* [SUPPLIED DATA]
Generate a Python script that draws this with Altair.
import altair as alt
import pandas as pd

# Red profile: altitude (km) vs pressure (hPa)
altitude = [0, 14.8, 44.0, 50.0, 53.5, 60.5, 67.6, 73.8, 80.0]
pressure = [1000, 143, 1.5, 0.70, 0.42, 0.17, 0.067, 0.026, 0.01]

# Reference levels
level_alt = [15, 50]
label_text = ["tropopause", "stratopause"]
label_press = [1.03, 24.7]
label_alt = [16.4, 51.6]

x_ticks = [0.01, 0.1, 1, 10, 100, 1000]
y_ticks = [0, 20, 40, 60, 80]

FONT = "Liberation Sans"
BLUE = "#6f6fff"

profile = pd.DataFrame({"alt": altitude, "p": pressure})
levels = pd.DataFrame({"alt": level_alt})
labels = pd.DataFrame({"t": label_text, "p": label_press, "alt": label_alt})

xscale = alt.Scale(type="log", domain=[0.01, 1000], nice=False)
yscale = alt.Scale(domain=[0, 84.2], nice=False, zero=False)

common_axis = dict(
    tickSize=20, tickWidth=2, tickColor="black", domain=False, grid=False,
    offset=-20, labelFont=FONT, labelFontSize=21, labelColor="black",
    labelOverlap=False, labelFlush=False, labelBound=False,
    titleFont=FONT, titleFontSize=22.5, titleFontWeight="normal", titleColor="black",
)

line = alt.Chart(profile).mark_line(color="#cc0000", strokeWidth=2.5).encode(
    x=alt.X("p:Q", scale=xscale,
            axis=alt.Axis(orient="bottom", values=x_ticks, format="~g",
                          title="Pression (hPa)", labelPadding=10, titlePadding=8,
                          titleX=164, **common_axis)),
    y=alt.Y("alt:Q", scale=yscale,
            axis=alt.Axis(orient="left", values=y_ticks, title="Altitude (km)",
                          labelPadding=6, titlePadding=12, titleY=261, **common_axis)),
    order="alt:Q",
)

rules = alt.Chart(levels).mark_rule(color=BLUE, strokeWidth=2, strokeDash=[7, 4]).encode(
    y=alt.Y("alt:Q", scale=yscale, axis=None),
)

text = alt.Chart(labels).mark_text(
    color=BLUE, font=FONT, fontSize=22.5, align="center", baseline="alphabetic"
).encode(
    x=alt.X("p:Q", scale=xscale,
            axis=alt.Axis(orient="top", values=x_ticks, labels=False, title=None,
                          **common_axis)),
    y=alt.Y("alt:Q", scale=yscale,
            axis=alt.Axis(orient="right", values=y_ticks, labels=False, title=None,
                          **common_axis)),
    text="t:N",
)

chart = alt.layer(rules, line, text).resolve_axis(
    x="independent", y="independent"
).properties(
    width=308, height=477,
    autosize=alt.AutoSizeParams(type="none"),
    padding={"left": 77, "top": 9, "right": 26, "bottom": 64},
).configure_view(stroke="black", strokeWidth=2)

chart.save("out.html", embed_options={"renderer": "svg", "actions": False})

* [SET EXERCISE]
Set down the lines above as they stand, starting with the first line and ending with the line that contains "yscale = alt.Scale(domain=[0, 84.2], nice=False, zero=False)".

* [WRITTEN SOLUTION]
Generate a Python script that draws this with Altair.
import altair as alt
import pandas as pd

# Red profile: altitude (km) vs pressure (hPa)
altitude = [0, 14.8, 44.0, 50.0, 53.5, 60.5, 67.6, 73.8, 80.0]
pressure = [1000, 143, 1.5, 0.70, 0.42, 0.17, 0.067, 0.026, 0.01]

# Reference levels
level_alt = [15, 50]
label_text = ["tropopause", "stratopause"]
label_press = [1.03, 24.7]
label_alt = [16.4, 51.6]

x_ticks = [0.01, 0.1, 1, 10, 100, 1000]
y_ticks = [0, 20, 40, 60, 80]

FONT = "Liberation Sans"
BLUE = "#6f6fff"

profile = pd.DataFrame({"alt": altitude, "p": pressure})
levels = pd.DataFrame({"alt": level_alt})
labels = pd.DataFrame({"t": label_text, "p": label_press, "alt": label_alt})

xscale = alt.Scale(type="log", domain=[0.01, 1000], nice=False)
yscale = alt.Scale(domain=[0, 84.2], nice=False, zero=False)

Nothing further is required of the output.